**Stated problem:** Make a tally of the lines in the records that include the string "LaTeX", and give only that number.

━━ The records

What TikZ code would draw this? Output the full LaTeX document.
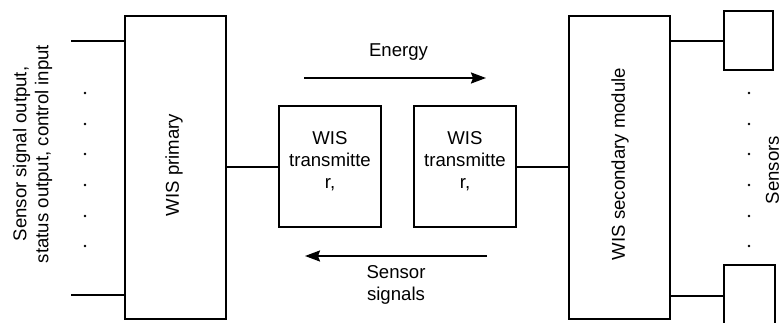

━━━━
━━ The records

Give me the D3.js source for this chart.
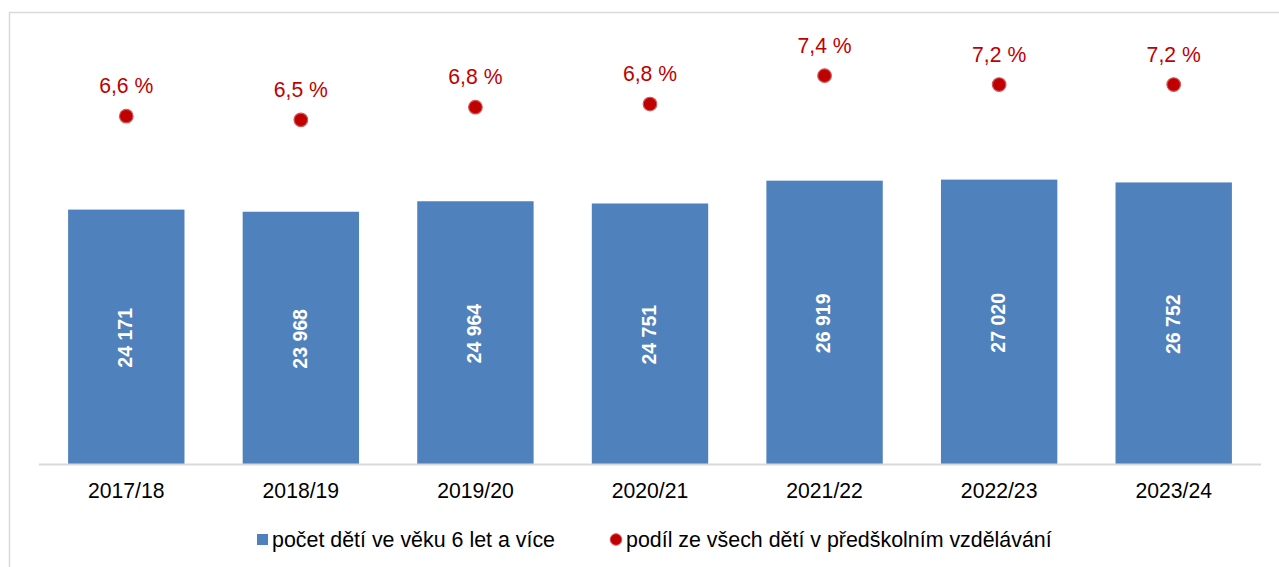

━━━━
━━ The records

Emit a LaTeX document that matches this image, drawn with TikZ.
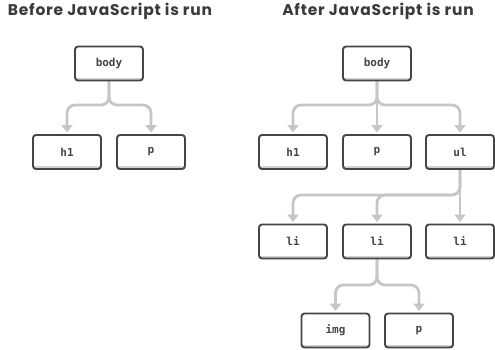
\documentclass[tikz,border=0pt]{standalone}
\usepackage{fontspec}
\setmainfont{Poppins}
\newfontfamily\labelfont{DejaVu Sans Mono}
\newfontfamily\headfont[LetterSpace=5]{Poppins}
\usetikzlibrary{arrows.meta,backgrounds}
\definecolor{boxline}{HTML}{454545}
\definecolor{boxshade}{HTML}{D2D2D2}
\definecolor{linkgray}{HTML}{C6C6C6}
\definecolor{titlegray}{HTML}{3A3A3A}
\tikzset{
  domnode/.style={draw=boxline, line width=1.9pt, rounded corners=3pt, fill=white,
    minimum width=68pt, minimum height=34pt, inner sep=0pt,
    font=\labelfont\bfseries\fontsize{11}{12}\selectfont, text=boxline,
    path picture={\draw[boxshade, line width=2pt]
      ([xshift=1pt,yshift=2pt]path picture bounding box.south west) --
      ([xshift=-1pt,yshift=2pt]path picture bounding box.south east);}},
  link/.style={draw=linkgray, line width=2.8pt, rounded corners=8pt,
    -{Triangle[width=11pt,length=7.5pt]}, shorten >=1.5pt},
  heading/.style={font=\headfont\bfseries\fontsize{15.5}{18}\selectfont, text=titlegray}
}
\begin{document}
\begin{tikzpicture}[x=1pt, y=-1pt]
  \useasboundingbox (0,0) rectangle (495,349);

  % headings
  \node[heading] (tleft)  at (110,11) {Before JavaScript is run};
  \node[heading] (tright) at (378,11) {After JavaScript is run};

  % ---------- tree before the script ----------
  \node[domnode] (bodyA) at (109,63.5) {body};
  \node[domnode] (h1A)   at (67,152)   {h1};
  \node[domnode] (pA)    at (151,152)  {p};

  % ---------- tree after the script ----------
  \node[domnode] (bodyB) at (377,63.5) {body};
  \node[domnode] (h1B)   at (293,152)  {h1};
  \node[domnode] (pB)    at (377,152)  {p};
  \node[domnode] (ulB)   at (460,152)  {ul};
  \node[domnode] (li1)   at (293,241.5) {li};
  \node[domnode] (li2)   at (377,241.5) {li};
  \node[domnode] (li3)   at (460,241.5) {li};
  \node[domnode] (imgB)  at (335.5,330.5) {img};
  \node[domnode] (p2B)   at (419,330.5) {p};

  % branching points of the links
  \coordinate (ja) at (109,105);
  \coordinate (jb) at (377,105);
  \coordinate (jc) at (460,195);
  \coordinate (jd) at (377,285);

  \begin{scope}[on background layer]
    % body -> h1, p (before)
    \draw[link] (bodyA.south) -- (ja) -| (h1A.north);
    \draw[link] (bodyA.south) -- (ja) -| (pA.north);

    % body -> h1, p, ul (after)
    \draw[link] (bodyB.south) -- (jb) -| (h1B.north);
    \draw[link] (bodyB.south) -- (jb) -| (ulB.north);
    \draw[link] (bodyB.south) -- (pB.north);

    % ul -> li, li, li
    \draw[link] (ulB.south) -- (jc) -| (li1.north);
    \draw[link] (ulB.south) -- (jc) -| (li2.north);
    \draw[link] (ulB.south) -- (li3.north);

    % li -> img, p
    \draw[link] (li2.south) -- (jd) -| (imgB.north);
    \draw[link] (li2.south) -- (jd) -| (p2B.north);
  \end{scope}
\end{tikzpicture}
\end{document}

━━━━

**Solution:** 2